While multi-awarded actress Cherry Pie, who appeared in various Dulaang UP plays in the 90’s, believed that as an artist, she has a social responsibility to her audience. “Doing a play is entirely a different discipline compared to movies or TV,” she explained. “You have to memorize your lines because it is live. You cannot afford to commit mistake because the audience can see you.  And basically as an artist, you can use the venue to inform and inspire people, to move them and let them think. We are here not to agitate but to let people be aware kung ano ang mga nangyayri sa ating kapaligiran.”

Fresh from the success of the teleserye (Till I Met You, with JaDine), and a homegrown Dulaang UP artist, JC Santos said that it feels good to be back doing his first love, the theater. A post-Martial Law baby, he stressed that all his ideas about the era came from the stories of people he met  who somehow experienced to live in those years.

 “I did my own research and talked to the original cast as part of my preparation.
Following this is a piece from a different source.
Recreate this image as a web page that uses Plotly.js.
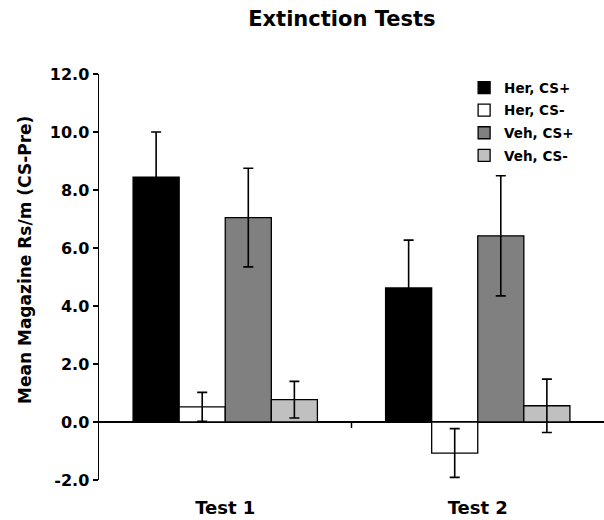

I also tried to check the internet and do my own readings.   Medyo nahihirapan ako kasi I just came from a teleserye for six months so I just really need to do extra work for my role. And doing the role of a priest was a new thing for me.” He also claimed that it’s his first time to be directed by his manager  (direk Andoy) in a play.

Hopefully, Sugid Productions aims to bring the play to colleges, universities and local government units in Metro Manila and the nearby provinces.